The restive Northwest Frontier province, a tribal area historically controlled by the central government in name only, is becoming increasingly out of control. The militants there are intensely fundamentalist and widely assumed to be sheltering bin Laden and the surviving Al Queda leaders. They also routinely rout the Pakistani army. A related jihadist insurgency is also gaining success in Swat, an area distant from the traditionally rebellious area of the border with Afghanistan, leading to increasing discussion of the "Talibanization" of Pakistan.

 These setbacks, taken together with both the domestic and international repugnance at Musharraf's actions, may have finally tipped the balance against him.

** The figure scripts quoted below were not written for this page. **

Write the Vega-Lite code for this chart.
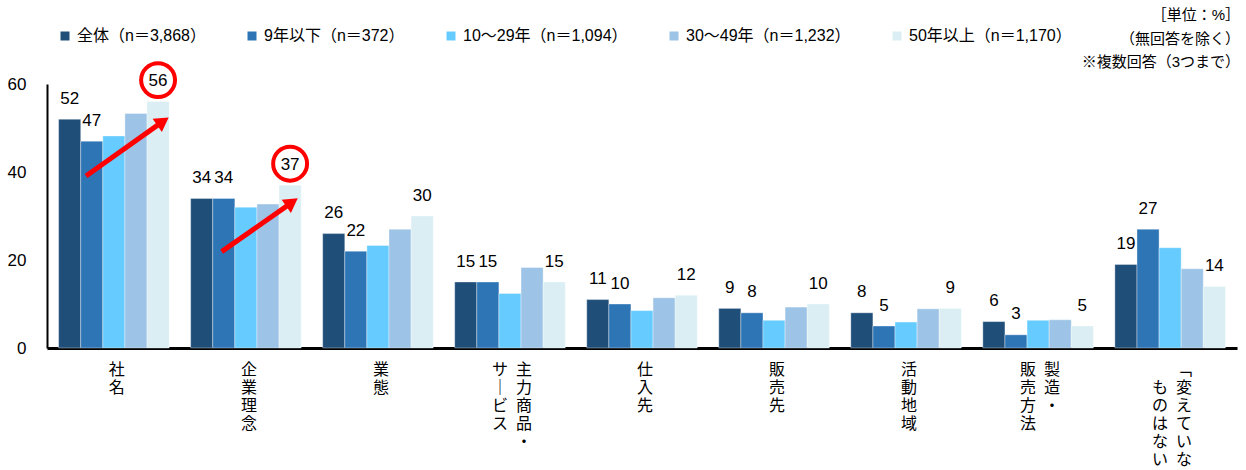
{
  "$schema": "https://vega.github.io/schema/vega-lite/v6.json",
  "width": 1190,
  "height": 264,
  "autosize": {"type": "none"},
  "padding": {"left": 47, "top": 84, "right": 9, "bottom": 122},
  "background": "white",
  "config": {
    "view": {"stroke": null},
    "font": "Liberation Sans, Noto Sans CJK JP",
    "axis": {"grid": false, "ticks": false, "labelColor": "black", "domainColor": "black"}
  },
  "title": {
    "text": ["［単位：%］", "（無回答を除く）", "※複数回答（3つまで）"],
    "anchor": "end",
    "frame": "group",
    "orient": "top",
    "fontSize": 15,
    "fontWeight": "normal",
    "lineHeight": 23.5,
    "offset": -42,
    "dx": 3,
    "color": "black",
    "font": "Liberation Sans, Noto Sans CJK JP"
  },
  "datasets": {
    "answers": [
      {"item": "社名", "series": "全体（n＝3,868）", "value": 52},
      {"item": "社名", "series": "9年以下（n＝372）", "value": 47},
      {"item": "社名", "series": "10～29年（n＝1,094）", "value": 48.2},
      {"item": "社名", "series": "30～49年（n＝1,232）", "value": 53.3},
      {"item": "社名", "series": "50年以上（n＝1,170）", "value": 56},
      {"item": "企業理念", "series": "全体（n＝3,868）", "value": 34},
      {"item": "企業理念", "series": "9年以下（n＝372）", "value": 34},
      {"item": "企業理念", "series": "10～29年（n＝1,094）", "value": 32.0},
      {"item": "企業理念", "series": "30～49年（n＝1,232）", "value": 32.7},
      {"item": "企業理念", "series": "50年以上（n＝1,170）", "value": 37},
      {"item": "業態", "series": "全体（n＝3,868）", "value": 26},
      {"item": "業態", "series": "9年以下（n＝372）", "value": 22},
      {"item": "業態", "series": "10～29年（n＝1,094）", "value": 23.3},
      {"item": "業態", "series": "30～49年（n＝1,232）", "value": 27.0},
      {"item": "業態", "series": "50年以上（n＝1,170）", "value": 30},
      {"item": "主力商品・サービス", "series": "全体（n＝3,868）", "value": 15},
      {"item": "主力商品・サービス", "series": "9年以下（n＝372）", "value": 15},
      {"item": "主力商品・サービス", "series": "10～29年（n＝1,094）", "value": 12.4},
      {"item": "主力商品・サービス", "series": "30～49年（n＝1,232）", "value": 18.3},
      {"item": "主力商品・サービス", "series": "50年以上（n＝1,170）", "value": 15},
      {"item": "仕入先", "series": "全体（n＝3,868）", "value": 11},
      {"item": "仕入先", "series": "9年以下（n＝372）", "value": 10},
      {"item": "仕入先", "series": "10～29年（n＝1,094）", "value": 8.5},
      {"item": "仕入先", "series": "30～49年（n＝1,232）", "value": 11.4},
      {"item": "仕入先", "series": "50年以上（n＝1,170）", "value": 12},
      {"item": "販売先", "series": "全体（n＝3,868）", "value": 9},
      {"item": "販売先", "series": "9年以下（n＝372）", "value": 8},
      {"item": "販売先", "series": "10～29年（n＝1,094）", "value": 6.3},
      {"item": "販売先", "series": "30～49年（n＝1,232）", "value": 9.3},
      {"item": "販売先", "series": "50年以上（n＝1,170）", "value": 10},
      {"item": "活動地域", "series": "全体（n＝3,868）", "value": 8},
      {"item": "活動地域", "series": "9年以下（n＝372）", "value": 5},
      {"item": "活動地域", "series": "10～29年（n＝1,094）", "value": 5.9},
      {"item": "活動地域", "series": "30～49年（n＝1,232）", "value": 8.9},
      {"item": "活動地域", "series": "50年以上（n＝1,170）", "value": 9},
      {"item": "製造・販売方法", "series": "全体（n＝3,868）", "value": 6},
      {"item": "製造・販売方法", "series": "9年以下（n＝372）", "value": 3},
      {"item": "製造・販売方法", "series": "10～29年（n＝1,094）", "value": 6.3},
      {"item": "製造・販売方法", "series": "30～49年（n＝1,232）", "value": 6.4},
      {"item": "製造・販売方法", "series": "50年以上（n＝1,170）", "value": 5},
      {"item": "「変えていない」ものはない", "series": "全体（n＝3,868）", "value": 19},
      {"item": "「変えていない」ものはない", "series": "9年以下（n＝372）", "value": 27},
      {"item": "「変えていない」ものはない", "series": "10～29年（n＝1,094）", "value": 22.8},
      {"item": "「変えていない」ものはない", "series": "30～49年（n＝1,232）", "value": 18.0},
      {"item": "「変えていない」ものはない", "series": "50年以上（n＝1,170）", "value": 14}
    ],
    "arrows": [
      {"fromPos": 0.295, "fromPct": 39.1, "toPos": 0.877, "toPct": 51.5},
      {"fromPos": 1.321, "fromPct": 21.9, "toPos": 1.853, "toPct": 33.1}
    ]
  },
  "layer": [
    {
      "data": {"name": "answers"},
      "encoding": {
        "x": {
          "field": "item",
          "type": "nominal",
          "sort": null,
          "scale": {
            "domain": ["社名", "企業理念", "業態", "主力商品・サービス", "仕入先", "販売先", "活動地域", "製造・販売方法", "「変えていない」ものはない"],
            "paddingInner": 0.163,
            "paddingOuter": 0.088
          },
          "axis": {
            "title": null,
            "labelAngle": 0,
            "labelFontSize": 16,
            "labelLineHeight": 18,
            "labelBaseline": "top",
            "labelPadding": 13,
            "labelAlign": {
              "condition": [
                {"test": "datum.value === '製造・販売方法'", "value": "left"},
                {"test": "datum.value === '主力商品・サービス' || datum.value === '「変えていない」ものはない'", "value": "right"}
              ],
              "value": "center"
            },
            "labelOffset": {
              "condition": [
                {"test": "datum.value === '製造・販売方法'", "value": -18},
                {"test": "datum.value === '主力商品・サービス' || datum.value === '「変えていない」ものはない'", "value": 22}
              ],
              "value": 3
            },
            "labelOverlap": false,
            "labelBound": false,
            "labelLimit": 0,
            "labelFont": "Liberation Sans, Noto Sans CJK JP",
            "domainWidth": 3,
            "labelExpr": "datum.value === '主力商品・サービス' ? ['サ\u2002主', '｜\u2002力', 'ビ\u2002商', 'ス\u2002品', '・'] : datum.value === '製造・販売方法' ? ['販\u2002製', '売\u2002造', '方\u2002・', '法'] : datum.value === '「変えていない」ものはない' ? ['﹁', 'も\u2002変', 'の\u2002え', 'は\u2002て', 'な\u2002い', 'い\u2002な', 'い'] : split(datum.value, '')"
          }
        },
        "xOffset": {
          "field": "series",
          "type": "nominal",
          "sort": null,
          "scale": {
            "domain": ["全体（n＝3,868）", "9年以下（n＝372）", "10～29年（n＝1,094）", "30～49年（n＝1,232）", "50年以上（n＝1,170）"],
            "paddingInner": 0,
            "paddingOuter": 0
          }
        },
        "y": {
          "field": "value",
          "type": "quantitative",
          "scale": {"domain": [0, 60], "nice": false},
          "axis": {
            "title": null,
            "values": [0, 20, 40, 60],
            "labelFontSize": 17,
            "labelPadding": 21,
            "labelFont": "Liberation Sans",
            "domainWidth": 2
          }
        }
      },
      "layer": [
        {
          "mark": {"type": "bar", "stroke": "#ffffff", "strokeWidth": 0.6, "strokeOpacity": 0.6},
          "encoding": {
            "color": {
              "field": "series",
              "type": "nominal",
              "sort": null,
              "scale": {
                "domain": ["全体（n＝3,868）", "9年以下（n＝372）", "10～29年（n＝1,094）", "30～49年（n＝1,232）", "50年以上（n＝1,170）"],
                "range": ["#1F4E79", "#2E75B6", "#66CCFF", "#9DC3E6", "#DAEEF3"]
              },
              "legend": {
                "orient": "none",
                "legendX": 10,
                "legendY": -56,
                "direction": "horizontal",
                "title": null,
                "symbolType": "square",
                "symbolSize": 81,
                "symbolStrokeWidth": 0,
                "symbolOpacity": 1,
                "labelFontSize": 16,
                "labelOffset": 4,
                "columnPadding": 38,
                "padding": 0,
                "labelFont": "Liberation Sans, Noto Sans CJK JP",
                "labelColor": "black",
                "labelLimit": 0
              }
            }
          }
        },
        {
          "transform": [
            {"filter": "datum.series === '全体（n＝3,868）' || datum.series === '9年以下（n＝372）' || datum.series === '50年以上（n＝1,170）'"}
          ],
          "mark": {"type": "text", "baseline": "alphabetic", "dy": -15.5, "fontSize": 17, "font": "Liberation Sans", "color": "black"},
          "encoding": {
            "text": {"field": "value", "type": "quantitative", "format": ".0f"}
          }
        },
        {
          "transform": [
            {"filter": "datum.series === '50年以上（n＝1,170）' && (datum.item === '社名' || datum.item === '企業理念')"}
          ],
          "mark": {"type": "point", "shape": "circle", "filled": false, "stroke": "#FF0000", "strokeWidth": 4, "size": 1150, "yOffset": -21.5, "opacity": 1}
        }
      ]
    },
    {
      "data": {"name": "arrows"},
      "layer": [
        {
          "mark": {"type": "rule", "color": "#FF0000", "strokeWidth": 5},
          "encoding": {
            "x": {"field": "fromPos", "type": "quantitative", "scale": {"domain": [0, 9], "nice": false, "zero": false}, "axis": null},
            "y": {"field": "fromPct", "type": "quantitative", "scale": {"domain": [0, 60], "nice": false}, "axis": null},
            "x2": {"field": "toPos"},
            "y2": {"field": "toPct"}
          }
        },
        {
          "mark": {"type": "point", "shape": "triangle-right", "filled": true, "color": "#FF0000", "size": 260, "angle": 325, "opacity": 1},
          "encoding": {
            "x": {"field": "toPos", "type": "quantitative", "scale": {"domain": [0, 9], "nice": false, "zero": false}, "axis": null},
            "y": {"field": "toPct", "type": "quantitative", "scale": {"domain": [0, 60], "nice": false}, "axis": null}
          }
        }
      ]
    }
  ],
  "resolve": {"scale": {"x": "independent", "y": "independent"}}
}
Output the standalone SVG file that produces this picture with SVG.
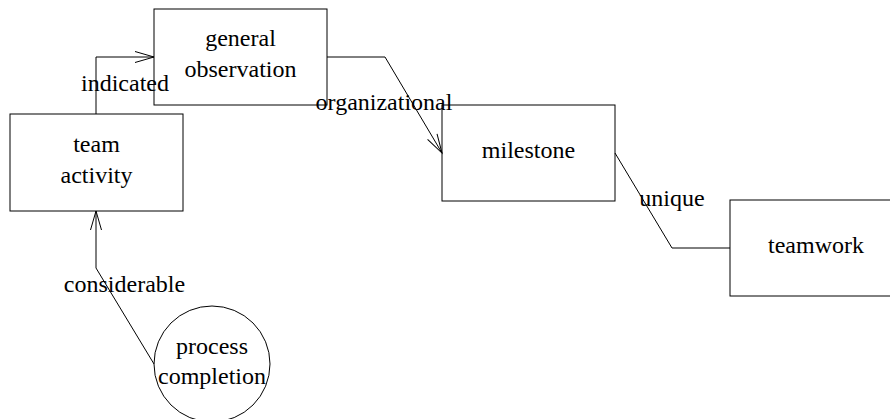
<svg xmlns="http://www.w3.org/2000/svg" width="890" height="419" viewBox="0 0 890 419">
<style>
.node{fill:none;stroke:#000;stroke-width:1}
text{font-family:'Liberation Serif',Tinos,'Times New Roman',Times,serif;font-size:24px;fill:#000;text-anchor:middle}
.edge{fill:none;stroke:#000;stroke-width:1}
</style>
<defs>
<marker id="arr" markerUnits="userSpaceOnUse" markerWidth="24" markerHeight="14" refX="20" refY="7" orient="auto">
<path d="M1,1.5 L20,7 L1,12.5" fill="none" stroke="#000" stroke-width="1"/>
</marker>
</defs>
<rect width="890" height="419" fill="#fff"/>
<g id="n-general-observation">
<rect class="node" x="154" y="9" width="173" height="96"/>
<text x="240.5" y="46" font-family="Liberation Serif, serif">general</text>
<text x="240.5" y="77" font-family="Liberation Serif, serif">observation</text>
</g>
<g id="n-team-activity">
<rect class="node" x="10" y="114" width="173" height="97"/>
<text x="96.5" y="152" font-family="Liberation Serif, serif">team</text>
<text x="96.5" y="183" font-family="Liberation Serif, serif">activity</text>
</g>
<g id="n-milestone">
<rect class="node" x="442" y="105" width="173" height="96"/>
<text x="528.5" y="158" font-family="Liberation Serif, serif">milestone</text>
</g>
<g id="n-teamwork">
<rect class="node" x="730" y="200" width="173" height="96"/>
<text x="816" y="253" font-family="Liberation Serif, serif">teamwork</text>
</g>
<g id="n-process-completion">
<circle class="node" cx="212" cy="364" r="58"/>
<text x="212" y="354" font-family="Liberation Serif, serif">process</text>
<text x="212" y="384" font-family="Liberation Serif, serif">completion</text>
</g>
<g id="connectors">
<g id="e-indicated">
<polyline class="edge" points="96,114 96,57 154,57" marker-end="url(#arr)"/>
<text x="125" y="91" font-family="Liberation Serif, serif">indicated</text>
</g>
<g id="e-organizational">
<polyline class="edge" points="327,57 385,57 442,153" marker-end="url(#arr)"/>
<text x="384" y="110" font-family="Liberation Serif, serif">organizational</text>
</g>
<g id="e-unique">
<polyline class="edge" points="615,153 672,248 730,248"/>
<text x="672" y="206" font-family="Liberation Serif, serif">unique</text>
</g>
<g id="e-considerable">
<polyline class="edge" points="154,364 96,268 96,211" marker-end="url(#arr)"/>
<text x="124.5" y="292" font-family="Liberation Serif, serif">considerable</text>
</g>
</g>
</svg>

Much is uncertain about Pakistan's future. Musharraf may cohabit as unelected president with one of his bitter political enemies as prime minister. The new Pakistani democracy movement may widen to include the masses of peasants and workers. And the fundamentalist insurgency may succeed in furthering the Islamicization of the country.

These and other unknowns demand that we keep our eyes on South Asia and look for opportunities to express our solidarity with those struggling there for democracy, and revolts of women, peasants and workers.